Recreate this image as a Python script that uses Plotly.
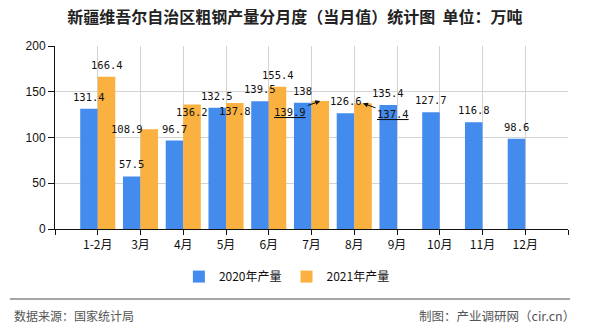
import plotly.graph_objects as go

categories = ["1-2月", "3月", "4月", "5月", "6月", "7月", "8月", "9月", "10月", "11月", "12月"]
values_2020 = [131.4, 57.5, 96.7, 132.5, 139.5, 138, 126.6, 135.4, 127.7, 116.8, 98.6]
values_2021 = [166.4, 108.9, 136.2, 137.8, 155.4, 139.9, 137.4, None, None, None, None]
series_names = ["2020年产量", "2021年产量"]
y_ticks = [0, 50, 100, 150, 200]

BLUE = "#448BEE"
ORANGE = "#FBB13F"
CJK = "Noto Sans CJK SC"
MONO = "DejaVu Sans Mono"

x_pos = list(range(len(categories)))

fig = go.Figure()
fig.add_trace(go.Bar(x=x_pos, y=values_2020, name=series_names[0], marker_color=BLUE,
                     marker_line_width=0))
fig.add_trace(go.Bar(x=x_pos, y=values_2021, name=series_names[1], marker_color=ORANGE,
                     marker_line_width=0))

half = 8.75
label_tweaks = {
    (1, 1): dict(xshift=half - 22, yshift=0, yanchor="middle"),
    (1, 2): dict(yshift=-8, yanchor="middle"),
    (1, 3): dict(yshift=-8, yanchor="middle"),
    (1, 5): dict(arrow=True, ax=-30, ay=11),
    (1, 6): dict(arrow=True, ax=30, ay=11),
}

annotations = []
for s, vals in enumerate([values_2020, values_2021]):
    base_shift = -half if s == 0 else half
    for i, v in enumerate(vals):
        if v is None:
            continue
        t = label_tweaks.get((s, i), {})
        txt = f"{v:g}"
        if t.get("arrow"):
            annotations.append(dict(
                x=i, y=v, xref="x", yref="y", text="<u>" + txt + "</u>",
                xshift=base_shift, showarrow=True, ax=t["ax"], ay=t["ay"],
                arrowhead=2, arrowsize=1, arrowwidth=1, arrowcolor="#111",
                font=dict(family=MONO, size=10.5, color="#111")))
        else:
            annotations.append(dict(
                x=i, y=v, xref="x", yref="y", text=txt, showarrow=False,
                xshift=t.get("xshift", base_shift), yshift=t.get("yshift", 4),
                yanchor=t.get("yanchor", "bottom"),
                font=dict(family=MONO, size=10.5, color="#111")))

annotations.append(dict(xref="paper", yref="paper", x=-0.083, y=-0.475, xanchor="left",
                        yanchor="middle", text="数据来源：国家统计局", showarrow=False,
                        font=dict(family=CJK, size=12, color="#555")))
annotations.append(dict(xref="paper", yref="paper", x=0.7057, y=-0.475, xanchor="left",
                        yanchor="middle", text="制图：产业调研网（cir.cn）", showarrow=False,
                        font=dict(family=CJK, size=12.5, color="#555")))

fig.update_layout(
    width=590, height=330,
    margin=dict(l=55, r=22, t=46, b=101),
    paper_bgcolor="white", plot_bgcolor="white",
    barmode="group", bargap=0.18, bargroupgap=0,
    title=dict(text="新疆维吾尔自治区粗钢产量分月度（当月值）统计图  单位：万吨",
               x=0.5, xanchor="center", y=1 - 17 / 330, yanchor="middle",
               font=dict(family=CJK, size=16, color="#222", weight="bold")),
    legend=dict(orientation="h", x=0.452, xanchor="center", y=-0.26, yanchor="middle",
                font=dict(family=CJK, size=12, color="#111"), itemwidth=30),
    annotations=annotations,
    shapes=[dict(type="line", xref="paper", yref="paper", x0=-0.088, x1=1.004,
                 y0=-0.382, y1=-0.382, line=dict(color="#888", width=1.5))],
)

fig.update_xaxes(
    range=[-1, len(categories)], tickmode="array",
    tickvals=list(range(-1, len(categories) + 1)),
    ticktext=[""] + categories + [""],
    showgrid=True, gridcolor="#D3D3D3", gridwidth=1,
    showline=True, linecolor="#111", linewidth=1,
    ticks="outside", ticklen=5, tickcolor="#111",
    tickfont=dict(family=CJK, size=12, color="#111"),
    zeroline=False, fixedrange=True,
)
fig.update_yaxes(
    range=[0, 200], tickmode="array", tickvals=y_ticks,
    showgrid=True, gridcolor="#D3D3D3", gridwidth=1,
    showline=True, linecolor="#111", linewidth=1,
    ticks="outside", ticklen=6, tickcolor="#111",
    tickfont=dict(family="Liberation Sans", size=12, color="#111"),
    zeroline=False, fixedrange=True,
)

fig.write_html("out.html", config={"displayModeBar": False})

◆ What is asked ◆
Each line of the data should be quoted exactly, with pictures left out.

◆ Correct response ◆
Recreate this image as a Python script that uses Plotly.
import plotly.graph_objects as go

categories = ["1-2月", "3月", "4月", "5月", "6月", "7月", "8月", "9月", "10月", "11月", "12月"]
values_2020 = [131.4, 57.5, 96.7, 132.5, 139.5, 138, 126.6, 135.4, 127.7, 116.8, 98.6]
values_2021 = [166.4, 108.9, 136.2, 137.8, 155.4, 139.9, 137.4, None, None, None, None]
series_names = ["2020年产量", "2021年产量"]
y_ticks = [0, 50, 100, 150, 200]

BLUE = "#448BEE"
ORANGE = "#FBB13F"
CJK = "Noto Sans CJK SC"
MONO = "DejaVu Sans Mono"

x_pos = list(range(len(categories)))

fig = go.Figure()
fig.add_trace(go.Bar(x=x_pos, y=values_2020, name=series_names[0], marker_color=BLUE,
                     marker_line_width=0))
fig.add_trace(go.Bar(x=x_pos, y=values_2021, name=series_names[1], marker_color=ORANGE,
                     marker_line_width=0))

half = 8.75
label_tweaks = {
    (1, 1): dict(xshift=half - 22, yshift=0, yanchor="middle"),
    (1, 2): dict(yshift=-8, yanchor="middle"),
    (1, 3): dict(yshift=-8, yanchor="middle"),
    (1, 5): dict(arrow=True, ax=-30, ay=11),
    (1, 6): dict(arrow=True, ax=30, ay=11),
}

annotations = []
for s, vals in enumerate([values_2020, values_2021]):
    base_shift = -half if s == 0 else half
    for i, v in enumerate(vals):
        if v is None:
            continue
        t = label_tweaks.get((s, i), {})
        txt = f"{v:g}"
        if t.get("arrow"):
            annotations.append(dict(
                x=i, y=v, xref="x", yref="y", text="<u>" + txt + "</u>",
                xshift=base_shift, showarrow=True, ax=t["ax"], ay=t["ay"],
                arrowhead=2, arrowsize=1, arrowwidth=1, arrowcolor="#111",
                font=dict(family=MONO, size=10.5, color="#111")))
        else:
            annotations.append(dict(
                x=i, y=v, xref="x", yref="y", text=txt, showarrow=False,
                xshift=t.get("xshift", base_shift), yshift=t.get("yshift", 4),
                yanchor=t.get("yanchor", "bottom"),
                font=dict(family=MONO, size=10.5, color="#111")))

annotations.append(dict(xref="paper", yref="paper", x=-0.083, y=-0.475, xanchor="left",
                        yanchor="middle", text="数据来源：国家统计局", showarrow=False,
                        font=dict(family=CJK, size=12, color="#555")))
annotations.append(dict(xref="paper", yref="paper", x=0.7057, y=-0.475, xanchor="left",
                        yanchor="middle", text="制图：产业调研网（cir.cn）", showarrow=False,
                        font=dict(family=CJK, size=12.5, color="#555")))

fig.update_layout(
    width=590, height=330,
    margin=dict(l=55, r=22, t=46, b=101),
    paper_bgcolor="white", plot_bgcolor="white",
    barmode="group", bargap=0.18, bargroupgap=0,
    title=dict(text="新疆维吾尔自治区粗钢产量分月度（当月值）统计图  单位：万吨",
               x=0.5, xanchor="center", y=1 - 17 / 330, yanchor="middle",
               font=dict(family=CJK, size=16, color="#222", weight="bold")),
    legend=dict(orientation="h", x=0.452, xanchor="center", y=-0.26, yanchor="middle",
                font=dict(family=CJK, size=12, color="#111"), itemwidth=30),
    annotations=annotations,
    shapes=[dict(type="line", xref="paper", yref="paper", x0=-0.088, x1=1.004,
                 y0=-0.382, y1=-0.382, line=dict(color="#888", width=1.5))],
)

fig.update_xaxes(
    range=[-1, len(categories)], tickmode="array",
    tickvals=list(range(-1, len(categories) + 1)),
    ticktext=[""] + categories + [""],
    showgrid=True, gridcolor="#D3D3D3", gridwidth=1,
    showline=True, linecolor="#111", linewidth=1,
    ticks="outside", ticklen=5, tickcolor="#111",
    tickfont=dict(family=CJK, size=12, color="#111"),
    zeroline=False, fixedrange=True,
)
fig.update_yaxes(
    range=[0, 200], tickmode="array", tickvals=y_ticks,
    showgrid=True, gridcolor="#D3D3D3", gridwidth=1,
    showline=True, linecolor="#111", linewidth=1,
    ticks="outside", ticklen=6, tickcolor="#111",
    tickfont=dict(family="Liberation Sans", size=12, color="#111"),
    zeroline=False, fixedrange=True,
)

fig.write_html("out.html", config={"displayModeBar": False})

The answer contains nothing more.